┌─ AVAILABLE DATA
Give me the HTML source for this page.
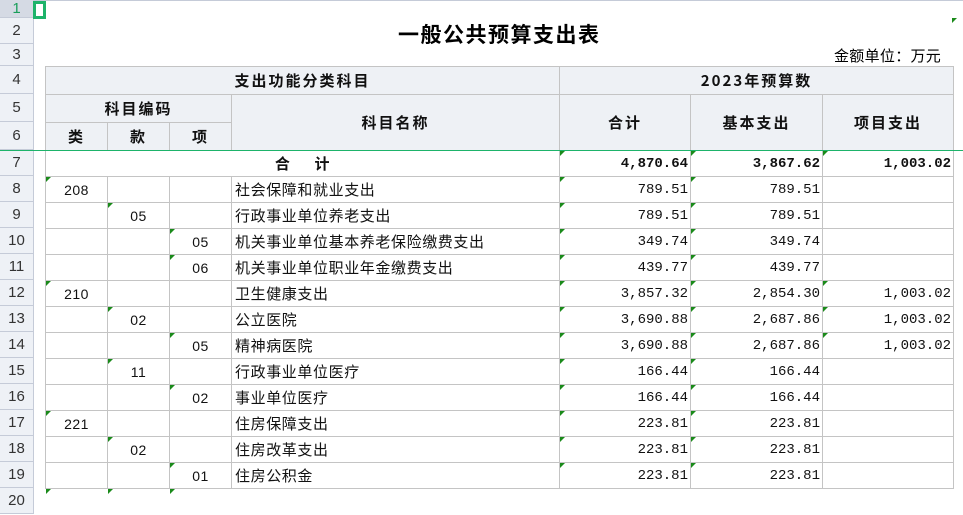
<!DOCTYPE html>
<html><head><meta charset="utf-8"><style>
*{margin:0;padding:0;box-sizing:border-box}
body{width:963px;height:497px;overflow:hidden;background:#fff;position:relative;font-family:"Liberation Sans","Noto Sans CJK SC",sans-serif}
.rh{position:absolute;left:0;width:34px;background:#eef1f6;border-bottom:1px solid #c5cbd8;border-right:1px solid #c5cbd8;text-align:center;font-size:15px;color:#333;}
table{position:absolute;left:45px;top:66px;border-collapse:collapse;table-layout:fixed;font-size:15px;color:#111}
td{border:1px solid #c4c4c4;padding:0 3px;white-space:nowrap;overflow:hidden;position:relative;font-family:"Noto Sans CJK SC",sans-serif;letter-spacing:0.6px}
.h{background:#eef1f5;font-weight:bold;text-align:center;font-size:15px;letter-spacing:2px}
.c{text-align:center;font-family:"Liberation Sans",sans-serif;font-size:14px;letter-spacing:0.5px}
.n{text-align:right;font-family:"Liberation Mono",monospace;font-size:14px;padding-right:2px;letter-spacing:0}
.b{font-weight:bold}
.t:before{content:"";position:absolute;left:0;top:0;border-top:5px solid #1a8a1a;border-right:5px solid transparent}
</style></head><body>
<div style="position:absolute;left:34px;top:0;width:929px;height:1px;background:#c5cbd8"></div>
<div class="rh" style="top:0;height:18px;line-height:17px;background:#d5dae4;color:#1a9e5a">1</div>
<div class="rh" style="top:18px;height:26px;line-height:26px">2</div>
<div class="rh" style="top:44px;height:22px;line-height:22px">3</div>
<div class="rh" style="top:66px;height:28px;line-height:28px">4</div>
<div class="rh" style="top:94px;height:28px;line-height:28px">5</div>
<div class="rh" style="top:122px;height:28px;line-height:28px">6</div>
<div class="rh" style="top:150px;height:26px;line-height:26px">7</div>
<div class="rh" style="top:176px;height:26px;line-height:26px">8</div>
<div class="rh" style="top:202px;height:26px;line-height:26px">9</div>
<div class="rh" style="top:228px;height:26px;line-height:26px">10</div>
<div class="rh" style="top:254px;height:26px;line-height:26px">11</div>
<div class="rh" style="top:280px;height:26px;line-height:26px">12</div>
<div class="rh" style="top:306px;height:26px;line-height:26px">13</div>
<div class="rh" style="top:332px;height:26px;line-height:26px">14</div>
<div class="rh" style="top:358px;height:26px;line-height:26px">15</div>
<div class="rh" style="top:384px;height:26px;line-height:26px">16</div>
<div class="rh" style="top:410px;height:26px;line-height:26px">17</div>
<div class="rh" style="top:436px;height:26px;line-height:26px">18</div>
<div class="rh" style="top:462px;height:26px;line-height:26px">19</div>
<div class="rh" style="top:488px;height:26px;line-height:26px">20</div>
<div style="position:absolute;left:33px;top:1px;width:13px;height:18px;border:3px solid #1db36a"></div>
<div style="position:absolute;left:398px;top:19px;font-size:21px;font-weight:bold;font-family:'Noto Sans CJK SC',sans-serif;letter-spacing:1.5px">一般公共预算支出表</div>
<div style="position:absolute;left:834px;top:45px;font-size:15px;font-family:'Noto Sans CJK SC',sans-serif;letter-spacing:0.3px">金额单位：万元</div>
<div style="position:absolute;left:952px;top:18px;border-top:5px solid #1a8a1a;border-right:5px solid transparent"></div>
<table>
<colgroup><col style="width:62px"><col style="width:62px"><col style="width:62px"><col style="width:328px"><col style="width:131px"><col style="width:132px"><col style="width:131px"></colgroup>
<tr style="height:28px"><td class="h" colspan="4">支出功能分类科目</td><td class="h" colspan="3">2023年预算数</td></tr>
<tr style="height:28px"><td class="h" colspan="3">科目编码</td><td class="h" rowspan="2">科目名称</td><td class="h" rowspan="2">合计</td><td class="h" rowspan="2">基本支出</td><td class="h" rowspan="2">项目支出</td></tr>
<tr style="height:28px"><td class="h">类</td><td class="h">款</td><td class="h">项</td></tr>
<tr style="height:26px"><td colspan="4" class="b" style="text-align:center">合&nbsp;&nbsp;&nbsp;&nbsp;&nbsp;&nbsp;计</td><td class="n b t">4,870.64</td><td class="n b t">3,867.62</td><td class="n b t">1,003.02</td></tr>
<tr style="height:26px"><td class="c t">208</td><td></td><td></td><td>社会保障和就业支出</td><td class="n t">789.51</td><td class="n t">789.51</td><td></td></tr>
<tr style="height:26px"><td></td><td class="c t">05</td><td></td><td>行政事业单位养老支出</td><td class="n t">789.51</td><td class="n t">789.51</td><td></td></tr>
<tr style="height:26px"><td></td><td></td><td class="c t">05</td><td>机关事业单位基本养老保险缴费支出</td><td class="n t">349.74</td><td class="n t">349.74</td><td></td></tr>
<tr style="height:26px"><td></td><td></td><td class="c t">06</td><td>机关事业单位职业年金缴费支出</td><td class="n t">439.77</td><td class="n t">439.77</td><td></td></tr>
<tr style="height:26px"><td class="c t">210</td><td></td><td></td><td>卫生健康支出</td><td class="n t">3,857.32</td><td class="n t">2,854.30</td><td class="n t">1,003.02</td></tr>
<tr style="height:26px"><td></td><td class="c t">02</td><td></td><td>公立医院</td><td class="n t">3,690.88</td><td class="n t">2,687.86</td><td class="n t">1,003.02</td></tr>
<tr style="height:26px"><td></td><td></td><td class="c t">05</td><td>精神病医院</td><td class="n t">3,690.88</td><td class="n t">2,687.86</td><td class="n t">1,003.02</td></tr>
<tr style="height:26px"><td></td><td class="c t">11</td><td></td><td>行政事业单位医疗</td><td class="n t">166.44</td><td class="n t">166.44</td><td></td></tr>
<tr style="height:26px"><td></td><td></td><td class="c t">02</td><td>事业单位医疗</td><td class="n t">166.44</td><td class="n t">166.44</td><td></td></tr>
<tr style="height:26px"><td class="c t">221</td><td></td><td></td><td>住房保障支出</td><td class="n t">223.81</td><td class="n t">223.81</td><td></td></tr>
<tr style="height:26px"><td></td><td class="c t">02</td><td></td><td>住房改革支出</td><td class="n t">223.81</td><td class="n t">223.81</td><td></td></tr>
<tr style="height:26px"><td></td><td></td><td class="c t">01</td><td>住房公积金</td><td class="n t">223.81</td><td class="n t">223.81</td><td></td></tr>
<tr style="height:26px"><td class="t" style="border:none"></td><td class="t" style="border:none"></td><td class="t" style="border:none"></td><td style="border:none"></td><td style="border:none"></td><td style="border:none"></td><td style="border:none"></td></tr>
</table>
<div style="position:absolute;left:0;top:150px;width:963px;height:1px;background:#1db36a"></div>
</body></html>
└─
▶ _WRITTEN INSTRUCTION_
Ignore the images and quote every line of the listing exactly.

▶ _COMPLETED EXERCISE_
Give me the HTML source for this page.
<!DOCTYPE html>
<html><head><meta charset="utf-8"><style>
*{margin:0;padding:0;box-sizing:border-box}
body{width:963px;height:497px;overflow:hidden;background:#fff;position:relative;font-family:"Liberation Sans","Noto Sans CJK SC",sans-serif}
.rh{position:absolute;left:0;width:34px;background:#eef1f6;border-bottom:1px solid #c5cbd8;border-right:1px solid #c5cbd8;text-align:center;font-size:15px;color:#333;}
table{position:absolute;left:45px;top:66px;border-collapse:collapse;table-layout:fixed;font-size:15px;color:#111}
td{border:1px solid #c4c4c4;padding:0 3px;white-space:nowrap;overflow:hidden;position:relative;font-family:"Noto Sans CJK SC",sans-serif;letter-spacing:0.6px}
.h{background:#eef1f5;font-weight:bold;text-align:center;font-size:15px;letter-spacing:2px}
.c{text-align:center;font-family:"Liberation Sans",sans-serif;font-size:14px;letter-spacing:0.5px}
.n{text-align:right;font-family:"Liberation Mono",monospace;font-size:14px;padding-right:2px;letter-spacing:0}
.b{font-weight:bold}
.t:before{content:"";position:absolute;left:0;top:0;border-top:5px solid #1a8a1a;border-right:5px solid transparent}
</style></head><body>
<div style="position:absolute;left:34px;top:0;width:929px;height:1px;background:#c5cbd8"></div>
<div class="rh" style="top:0;height:18px;line-height:17px;background:#d5dae4;color:#1a9e5a">1</div>
<div class="rh" style="top:18px;height:26px;line-height:26px">2</div>
<div class="rh" style="top:44px;height:22px;line-height:22px">3</div>
<div class="rh" style="top:66px;height:28px;line-height:28px">4</div>
<div class="rh" style="top:94px;height:28px;line-height:28px">5</div>
<div class="rh" style="top:122px;height:28px;line-height:28px">6</div>
<div class="rh" style="top:150px;height:26px;line-height:26px">7</div>
<div class="rh" style="top:176px;height:26px;line-height:26px">8</div>
<div class="rh" style="top:202px;height:26px;line-height:26px">9</div>
<div class="rh" style="top:228px;height:26px;line-height:26px">10</div>
<div class="rh" style="top:254px;height:26px;line-height:26px">11</div>
<div class="rh" style="top:280px;height:26px;line-height:26px">12</div>
<div class="rh" style="top:306px;height:26px;line-height:26px">13</div>
<div class="rh" style="top:332px;height:26px;line-height:26px">14</div>
<div class="rh" style="top:358px;height:26px;line-height:26px">15</div>
<div class="rh" style="top:384px;height:26px;line-height:26px">16</div>
<div class="rh" style="top:410px;height:26px;line-height:26px">17</div>
<div class="rh" style="top:436px;height:26px;line-height:26px">18</div>
<div class="rh" style="top:462px;height:26px;line-height:26px">19</div>
<div class="rh" style="top:488px;height:26px;line-height:26px">20</div>
<div style="position:absolute;left:33px;top:1px;width:13px;height:18px;border:3px solid #1db36a"></div>
<div style="position:absolute;left:398px;top:19px;font-size:21px;font-weight:bold;font-family:'Noto Sans CJK SC',sans-serif;letter-spacing:1.5px">一般公共预算支出表</div>
<div style="position:absolute;left:834px;top:45px;font-size:15px;font-family:'Noto Sans CJK SC',sans-serif;letter-spacing:0.3px">金额单位：万元</div>
<div style="position:absolute;left:952px;top:18px;border-top:5px solid #1a8a1a;border-right:5px solid transparent"></div>
<table>
<colgroup><col style="width:62px"><col style="width:62px"><col style="width:62px"><col style="width:328px"><col style="width:131px"><col style="width:132px"><col style="width:131px"></colgroup>
<tr style="height:28px"><td class="h" colspan="4">支出功能分类科目</td><td class="h" colspan="3">2023年预算数</td></tr>
<tr style="height:28px"><td class="h" colspan="3">科目编码</td><td class="h" rowspan="2">科目名称</td><td class="h" rowspan="2">合计</td><td class="h" rowspan="2">基本支出</td><td class="h" rowspan="2">项目支出</td></tr>
<tr style="height:28px"><td class="h">类</td><td class="h">款</td><td class="h">项</td></tr>
<tr style="height:26px"><td colspan="4" class="b" style="text-align:center">合&nbsp;&nbsp;&nbsp;&nbsp;&nbsp;&nbsp;计</td><td class="n b t">4,870.64</td><td class="n b t">3,867.62</td><td class="n b t">1,003.02</td></tr>
<tr style="height:26px"><td class="c t">208</td><td></td><td></td><td>社会保障和就业支出</td><td class="n t">789.51</td><td class="n t">789.51</td><td></td></tr>
<tr style="height:26px"><td></td><td class="c t">05</td><td></td><td>行政事业单位养老支出</td><td class="n t">789.51</td><td class="n t">789.51</td><td></td></tr>
<tr style="height:26px"><td></td><td></td><td class="c t">05</td><td>机关事业单位基本养老保险缴费支出</td><td class="n t">349.74</td><td class="n t">349.74</td><td></td></tr>
<tr style="height:26px"><td></td><td></td><td class="c t">06</td><td>机关事业单位职业年金缴费支出</td><td class="n t">439.77</td><td class="n t">439.77</td><td></td></tr>
<tr style="height:26px"><td class="c t">210</td><td></td><td></td><td>卫生健康支出</td><td class="n t">3,857.32</td><td class="n t">2,854.30</td><td class="n t">1,003.02</td></tr>
<tr style="height:26px"><td></td><td class="c t">02</td><td></td><td>公立医院</td><td class="n t">3,690.88</td><td class="n t">2,687.86</td><td class="n t">1,003.02</td></tr>
<tr style="height:26px"><td></td><td></td><td class="c t">05</td><td>精神病医院</td><td class="n t">3,690.88</td><td class="n t">2,687.86</td><td class="n t">1,003.02</td></tr>
<tr style="height:26px"><td></td><td class="c t">11</td><td></td><td>行政事业单位医疗</td><td class="n t">166.44</td><td class="n t">166.44</td><td></td></tr>
<tr style="height:26px"><td></td><td></td><td class="c t">02</td><td>事业单位医疗</td><td class="n t">166.44</td><td class="n t">166.44</td><td></td></tr>
<tr style="height:26px"><td class="c t">221</td><td></td><td></td><td>住房保障支出</td><td class="n t">223.81</td><td class="n t">223.81</td><td></td></tr>
<tr style="height:26px"><td></td><td class="c t">02</td><td></td><td>住房改革支出</td><td class="n t">223.81</td><td class="n t">223.81</td><td></td></tr>
<tr style="height:26px"><td></td><td></td><td class="c t">01</td><td>住房公积金</td><td class="n t">223.81</td><td class="n t">223.81</td><td></td></tr>
<tr style="height:26px"><td class="t" style="border:none"></td><td class="t" style="border:none"></td><td class="t" style="border:none"></td><td style="border:none"></td><td style="border:none"></td><td style="border:none"></td><td style="border:none"></td></tr>
</table>
<div style="position:absolute;left:0;top:150px;width:963px;height:1px;background:#1db36a"></div>
</body></html>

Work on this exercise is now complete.